**MATERIAL:**
==============================

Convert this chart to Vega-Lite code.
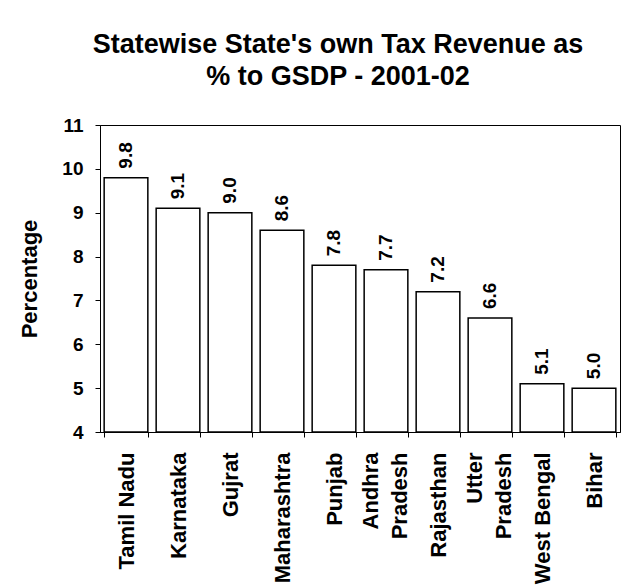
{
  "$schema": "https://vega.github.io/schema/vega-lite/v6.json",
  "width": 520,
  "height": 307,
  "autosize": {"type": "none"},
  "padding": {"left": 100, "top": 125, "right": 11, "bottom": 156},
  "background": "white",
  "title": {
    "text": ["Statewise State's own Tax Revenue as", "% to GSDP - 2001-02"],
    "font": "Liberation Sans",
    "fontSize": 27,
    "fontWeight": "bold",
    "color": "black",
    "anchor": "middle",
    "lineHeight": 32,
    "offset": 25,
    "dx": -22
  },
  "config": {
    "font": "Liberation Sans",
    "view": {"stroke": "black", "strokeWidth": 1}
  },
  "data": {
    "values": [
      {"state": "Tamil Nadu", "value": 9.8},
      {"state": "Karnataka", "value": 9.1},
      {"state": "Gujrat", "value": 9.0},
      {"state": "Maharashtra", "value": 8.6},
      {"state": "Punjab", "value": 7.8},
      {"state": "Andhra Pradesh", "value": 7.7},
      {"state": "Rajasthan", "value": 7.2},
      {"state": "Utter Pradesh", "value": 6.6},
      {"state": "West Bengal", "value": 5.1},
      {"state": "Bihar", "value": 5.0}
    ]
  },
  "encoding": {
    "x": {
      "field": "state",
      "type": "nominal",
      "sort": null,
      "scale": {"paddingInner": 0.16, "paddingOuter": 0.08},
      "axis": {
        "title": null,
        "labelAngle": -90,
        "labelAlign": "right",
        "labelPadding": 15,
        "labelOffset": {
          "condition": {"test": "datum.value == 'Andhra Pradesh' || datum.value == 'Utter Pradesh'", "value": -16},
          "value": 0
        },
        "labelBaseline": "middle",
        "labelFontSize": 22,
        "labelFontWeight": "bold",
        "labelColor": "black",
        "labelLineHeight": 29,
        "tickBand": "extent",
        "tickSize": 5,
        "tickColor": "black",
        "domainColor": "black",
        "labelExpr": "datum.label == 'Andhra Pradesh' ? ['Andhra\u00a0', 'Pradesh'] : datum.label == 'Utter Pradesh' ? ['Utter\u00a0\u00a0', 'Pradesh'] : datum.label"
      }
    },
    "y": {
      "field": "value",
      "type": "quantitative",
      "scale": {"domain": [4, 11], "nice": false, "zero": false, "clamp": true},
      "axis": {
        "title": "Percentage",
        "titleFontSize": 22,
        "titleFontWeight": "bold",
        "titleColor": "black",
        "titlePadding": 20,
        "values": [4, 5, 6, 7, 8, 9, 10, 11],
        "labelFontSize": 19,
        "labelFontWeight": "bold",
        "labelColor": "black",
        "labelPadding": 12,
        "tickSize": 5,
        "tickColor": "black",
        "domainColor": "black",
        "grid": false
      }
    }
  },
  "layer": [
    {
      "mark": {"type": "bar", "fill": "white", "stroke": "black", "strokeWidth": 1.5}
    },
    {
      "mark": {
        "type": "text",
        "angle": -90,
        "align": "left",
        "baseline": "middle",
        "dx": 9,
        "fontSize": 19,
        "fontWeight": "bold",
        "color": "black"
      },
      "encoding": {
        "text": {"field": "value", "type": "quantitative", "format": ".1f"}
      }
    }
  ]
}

==============================

Leave the pictures out, and print every line of the listing exactly as written.

Convert this chart to Vega-Lite code.
{
  "$schema": "https://vega.github.io/schema/vega-lite/v6.json",
  "width": 520,
  "height": 307,
  "autosize": {"type": "none"},
  "padding": {"left": 100, "top": 125, "right": 11, "bottom": 156},
  "background": "white",
  "title": {
    "text": ["Statewise State's own Tax Revenue as", "% to GSDP - 2001-02"],
    "font": "Liberation Sans",
    "fontSize": 27,
    "fontWeight": "bold",
    "color": "black",
    "anchor": "middle",
    "lineHeight": 32,
    "offset": 25,
    "dx": -22
  },
  "config": {
    "font": "Liberation Sans",
    "view": {"stroke": "black", "strokeWidth": 1}
  },
  "data": {
    "values": [
      {"state": "Tamil Nadu", "value": 9.8},
      {"state": "Karnataka", "value": 9.1},
      {"state": "Gujrat", "value": 9.0},
      {"state": "Maharashtra", "value": 8.6},
      {"state": "Punjab", "value": 7.8},
      {"state": "Andhra Pradesh", "value": 7.7},
      {"state": "Rajasthan", "value": 7.2},
      {"state": "Utter Pradesh", "value": 6.6},
      {"state": "West Bengal", "value": 5.1},
      {"state": "Bihar", "value": 5.0}
    ]
  },
  "encoding": {
    "x": {
      "field": "state",
      "type": "nominal",
      "sort": null,
      "scale": {"paddingInner": 0.16, "paddingOuter": 0.08},
      "axis": {
        "title": null,
        "labelAngle": -90,
        "labelAlign": "right",
        "labelPadding": 15,
        "labelOffset": {
          "condition": {"test": "datum.value == 'Andhra Pradesh' || datum.value == 'Utter Pradesh'", "value": -16},
          "value": 0
        },
        "labelBaseline": "middle",
        "labelFontSize": 22,
        "labelFontWeight": "bold",
        "labelColor": "black",
        "labelLineHeight": 29,
        "tickBand": "extent",
        "tickSize": 5,
        "tickColor": "black",
        "domainColor": "black",
        "labelExpr": "datum.label == 'Andhra Pradesh' ? ['Andhra\u00a0', 'Pradesh'] : datum.label == 'Utter Pradesh' ? ['Utter\u00a0\u00a0', 'Pradesh'] : datum.label"
      }
    },
    "y": {
      "field": "value",
      "type": "quantitative",
      "scale": {"domain": [4, 11], "nice": false, "zero": false, "clamp": true},
      "axis": {
        "title": "Percentage",
        "titleFontSize": 22,
        "titleFontWeight": "bold",
        "titleColor": "black",
        "titlePadding": 20,
        "values": [4, 5, 6, 7, 8, 9, 10, 11],
        "labelFontSize": 19,
        "labelFontWeight": "bold",
        "labelColor": "black",
        "labelPadding": 12,
        "tickSize": 5,
        "tickColor": "black",
        "domainColor": "black",
        "grid": false
      }
    }
  },
  "layer": [
    {
      "mark": {"type": "bar", "fill": "white", "stroke": "black", "strokeWidth": 1.5}
    },
    {
      "mark": {
        "type": "text",
        "angle": -90,
        "align": "left",
        "baseline": "middle",
        "dx": 9,
        "fontSize": 19,
        "fontWeight": "bold",
        "color": "black"
      },
      "encoding": {
        "text": {"field": "value", "type": "quantitative", "format": ".1f"}
      }
    }
  ]
}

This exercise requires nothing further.